XRP rally is cooling as open interest collapses across exchanges
Based on data from CryptoQuant, analytics expert Amr Taha flagged a sharp reset in XRP (ticker: XRP) derivatives, with open interest falling from about $660 million in October 2025 to roughly $203 million by March 3, 2026. The figures indicate a rapid unwind of leveraged exposure across major venues, consistent with a broad de-risking phase rather than a spot-driven shift.
Open interest tracks the notional value of outstanding futures and perpetual contracts; when it collapses this quickly, it usually signals reduced speculative leverage and a cooling of momentum. It does not, by itself, capture spot market demand or long-term fundamentals, but it often sets the tone for near-term price action as liquidity thins and forced flows subside.

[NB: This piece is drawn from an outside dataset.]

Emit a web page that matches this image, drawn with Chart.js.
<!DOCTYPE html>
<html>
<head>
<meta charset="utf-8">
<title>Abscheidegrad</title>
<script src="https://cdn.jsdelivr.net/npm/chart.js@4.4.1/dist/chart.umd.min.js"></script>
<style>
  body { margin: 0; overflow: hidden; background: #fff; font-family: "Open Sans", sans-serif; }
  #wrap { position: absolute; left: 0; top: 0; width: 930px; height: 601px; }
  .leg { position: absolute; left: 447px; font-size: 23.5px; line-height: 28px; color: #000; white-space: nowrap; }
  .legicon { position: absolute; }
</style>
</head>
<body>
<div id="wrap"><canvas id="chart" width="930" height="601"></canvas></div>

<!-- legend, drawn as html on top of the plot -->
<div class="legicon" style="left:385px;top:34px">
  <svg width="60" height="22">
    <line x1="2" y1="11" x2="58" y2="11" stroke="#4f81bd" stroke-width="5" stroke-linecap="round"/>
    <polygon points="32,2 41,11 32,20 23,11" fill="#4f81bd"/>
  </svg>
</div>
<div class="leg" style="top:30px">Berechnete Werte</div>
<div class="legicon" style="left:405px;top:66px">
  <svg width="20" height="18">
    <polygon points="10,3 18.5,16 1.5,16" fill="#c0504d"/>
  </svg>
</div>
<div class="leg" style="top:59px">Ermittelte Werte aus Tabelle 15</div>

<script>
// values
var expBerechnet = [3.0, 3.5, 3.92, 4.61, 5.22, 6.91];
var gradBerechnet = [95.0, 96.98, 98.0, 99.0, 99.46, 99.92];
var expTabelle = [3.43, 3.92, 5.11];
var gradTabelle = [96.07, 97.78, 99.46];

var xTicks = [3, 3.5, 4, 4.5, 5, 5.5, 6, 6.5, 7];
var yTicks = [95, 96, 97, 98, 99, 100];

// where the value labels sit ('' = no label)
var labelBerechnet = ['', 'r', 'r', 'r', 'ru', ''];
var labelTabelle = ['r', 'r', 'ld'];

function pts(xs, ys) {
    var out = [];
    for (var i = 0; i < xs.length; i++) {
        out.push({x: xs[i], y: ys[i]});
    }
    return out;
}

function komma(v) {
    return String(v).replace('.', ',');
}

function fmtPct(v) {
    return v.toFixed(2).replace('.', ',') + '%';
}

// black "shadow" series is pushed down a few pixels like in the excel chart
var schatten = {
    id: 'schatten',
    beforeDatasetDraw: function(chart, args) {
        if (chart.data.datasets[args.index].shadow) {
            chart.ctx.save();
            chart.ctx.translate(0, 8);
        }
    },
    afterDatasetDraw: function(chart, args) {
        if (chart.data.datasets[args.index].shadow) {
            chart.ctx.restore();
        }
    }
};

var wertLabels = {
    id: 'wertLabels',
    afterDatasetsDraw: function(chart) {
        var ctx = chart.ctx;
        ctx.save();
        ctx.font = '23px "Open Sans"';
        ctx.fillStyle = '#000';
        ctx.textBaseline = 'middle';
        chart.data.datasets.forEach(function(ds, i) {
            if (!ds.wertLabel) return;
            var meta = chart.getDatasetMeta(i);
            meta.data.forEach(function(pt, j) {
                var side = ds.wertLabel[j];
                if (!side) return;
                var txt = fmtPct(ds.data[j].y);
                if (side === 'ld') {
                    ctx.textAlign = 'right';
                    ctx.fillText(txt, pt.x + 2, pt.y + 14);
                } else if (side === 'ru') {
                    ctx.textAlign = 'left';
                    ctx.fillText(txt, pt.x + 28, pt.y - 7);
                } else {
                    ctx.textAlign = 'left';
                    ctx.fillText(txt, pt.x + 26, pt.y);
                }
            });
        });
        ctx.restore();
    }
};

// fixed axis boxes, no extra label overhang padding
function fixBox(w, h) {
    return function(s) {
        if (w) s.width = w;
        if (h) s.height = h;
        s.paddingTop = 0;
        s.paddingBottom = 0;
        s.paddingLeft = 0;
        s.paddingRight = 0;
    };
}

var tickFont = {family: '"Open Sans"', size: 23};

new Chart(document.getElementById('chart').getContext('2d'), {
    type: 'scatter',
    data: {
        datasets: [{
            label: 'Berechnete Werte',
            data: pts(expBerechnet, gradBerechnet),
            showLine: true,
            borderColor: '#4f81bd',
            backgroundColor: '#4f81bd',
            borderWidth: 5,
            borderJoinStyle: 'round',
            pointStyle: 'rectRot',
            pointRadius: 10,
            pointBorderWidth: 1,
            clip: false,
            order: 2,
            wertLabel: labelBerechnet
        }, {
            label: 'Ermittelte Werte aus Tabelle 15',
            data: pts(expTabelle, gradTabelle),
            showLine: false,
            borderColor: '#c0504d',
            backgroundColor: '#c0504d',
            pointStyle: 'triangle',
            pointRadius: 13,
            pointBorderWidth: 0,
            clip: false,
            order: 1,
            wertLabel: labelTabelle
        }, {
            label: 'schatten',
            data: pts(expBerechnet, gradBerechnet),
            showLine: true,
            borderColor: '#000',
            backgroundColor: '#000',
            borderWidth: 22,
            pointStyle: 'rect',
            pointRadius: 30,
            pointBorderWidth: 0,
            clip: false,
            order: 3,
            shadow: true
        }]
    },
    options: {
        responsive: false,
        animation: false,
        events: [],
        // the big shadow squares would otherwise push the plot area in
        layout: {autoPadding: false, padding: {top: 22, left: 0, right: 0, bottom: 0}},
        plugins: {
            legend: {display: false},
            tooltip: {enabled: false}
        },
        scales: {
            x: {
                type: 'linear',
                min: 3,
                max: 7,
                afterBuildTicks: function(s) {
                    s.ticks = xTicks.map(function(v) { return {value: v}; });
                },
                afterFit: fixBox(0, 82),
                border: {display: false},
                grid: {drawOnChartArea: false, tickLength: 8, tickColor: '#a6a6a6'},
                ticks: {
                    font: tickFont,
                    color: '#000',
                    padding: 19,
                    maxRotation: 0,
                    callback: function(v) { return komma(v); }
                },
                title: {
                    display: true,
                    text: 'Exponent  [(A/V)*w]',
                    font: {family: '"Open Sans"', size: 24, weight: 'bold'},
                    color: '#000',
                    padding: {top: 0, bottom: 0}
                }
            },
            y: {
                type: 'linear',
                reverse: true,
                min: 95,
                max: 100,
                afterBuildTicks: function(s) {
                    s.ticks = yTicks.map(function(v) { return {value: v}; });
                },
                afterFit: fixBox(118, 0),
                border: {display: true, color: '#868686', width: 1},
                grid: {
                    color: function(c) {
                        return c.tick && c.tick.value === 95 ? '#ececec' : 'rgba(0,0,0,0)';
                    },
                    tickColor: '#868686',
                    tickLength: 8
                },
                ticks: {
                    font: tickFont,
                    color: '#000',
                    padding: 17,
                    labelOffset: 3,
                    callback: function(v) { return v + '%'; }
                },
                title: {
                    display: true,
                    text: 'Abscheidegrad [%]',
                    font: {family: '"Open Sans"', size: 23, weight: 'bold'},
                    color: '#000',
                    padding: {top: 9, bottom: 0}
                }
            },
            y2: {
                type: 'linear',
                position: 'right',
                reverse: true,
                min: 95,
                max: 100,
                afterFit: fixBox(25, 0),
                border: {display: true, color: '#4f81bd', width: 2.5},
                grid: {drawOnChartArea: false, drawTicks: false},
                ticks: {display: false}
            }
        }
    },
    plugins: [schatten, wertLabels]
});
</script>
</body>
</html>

Why the XRP open interest drop matters for near‑term momentum
Funding rates appear to be compressing toward more neutral readings, indicating diminished willingness to pay premia for long exposure. As reported by Brave New Coin, market research analyst Daniel Chung said the change “reflects a shift from aggressive speculation to more balanced positioning.”
According to CCN research analyst Abiodun Oladokun, recent liquidations have skewed heavily against longs, with an example print showing about $439,000 in long liquidations versus $21,000 in shorts in a single day. That imbalance tends to pressure price during volatile windows and can sap near-term upside follow-through until positioning resets.

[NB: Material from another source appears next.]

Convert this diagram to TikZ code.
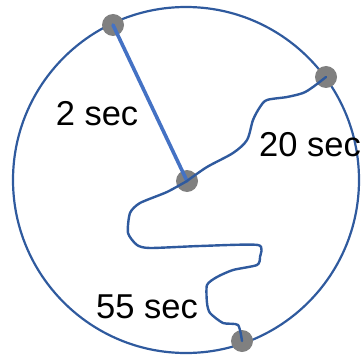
\documentclass[tikz,border=0pt]{standalone}
\usepackage{fontspec}
\setmainfont{Liberation Sans}
\definecolor{ringblue}{HTML}{2F5A9E}
\definecolor{lineblue}{HTML}{4472C4}
\definecolor{dotgray}{HTML}{808080}
\begin{document}
\begin{tikzpicture}[x=1pt,y=-1pt,
  dot/.style={circle,fill=dotgray,inner sep=0pt,minimum size=22pt},
  ring/.style={draw=ringblue,line width=2.2pt},
  wiggle/.style={draw=ringblue,line width=2.4pt,line join=round,line cap=round},
  straightline/.style={draw=lineblue,line width=3.6pt,line cap=round},
  lbl/.style={font=\fontsize{34.5}{37}\selectfont,inner sep=0pt}]
\useasboundingbox (0,0) rectangle (363,358);
\draw[ring] (186,180) circle [radius=173];
\node[dot] (tl) at (113,25) {};
\node[dot] (rt) at (326,77) {};
\node[dot] (ct) at (187,181) {};
\node[dot] (bt) at (242,341) {};
\draw[straightline] (tl.center) -- (ct.center);
\draw[wiggle] (ct.center) plot[smooth,tension=0.5] coordinates {(187,181) (207,167) (233,153) (247,140) (253,120) (260,107) (267,100) (287,97) (303,93) (313,87) (326,77)};
\draw[wiggle] (ct.center) plot[smooth,tension=0.4] coordinates {(187,181) (167,192) (140,203) (130,213) (128,233) (137,245) (150,248) (200,246) (258,245) (260,257) (257,265) (233,270) (217,277) (207,285) (207,303) (210,313) (223,323) (238,325) (242,341)};
\node[lbl] (l2) at (97,114) {2 sec};
\node[lbl,anchor=west] (l20) at (259,145) {20 sec};
\node[lbl] (l55) at (147,307) {55 sec};
\end{tikzpicture}
\end{document}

Historically, a derivatives washout can precede a large move in either direction, so the signal is directional for leverage, not necessarily for price. If funding turns negative and open interest contracts further, it would suggest continued risk-off positioning; by contrast, stabilization in both metrics would be more consistent with consolidation and rebuilding of two-way liquidity.
Signals behind the move: funding rates and long liquidations
Open interest measures how many derivative contracts remain open, funding rates align perpetuals with spot by periodically paying one side of the market, and long liquidations occur when collateral falls below maintenance thresholds, triggering forced sells. Together, these indicators map leverage intensity, the cost of holding directional exposure, and the stress points that can accelerate intraday moves.
For institutional context, CME Group’s Tim McCourt noted in October 2025 that institutional adoption of newly listed XRP futures reached record levels, with open interest surpassing $1 billion within three months of launch. The subsequent decline in exchange open interest suggests much of the speculative froth has receded even as longer-horizon participation remains possible, leaving near-term momentum contingent on whether leverage metrics stabilize or continue to compress.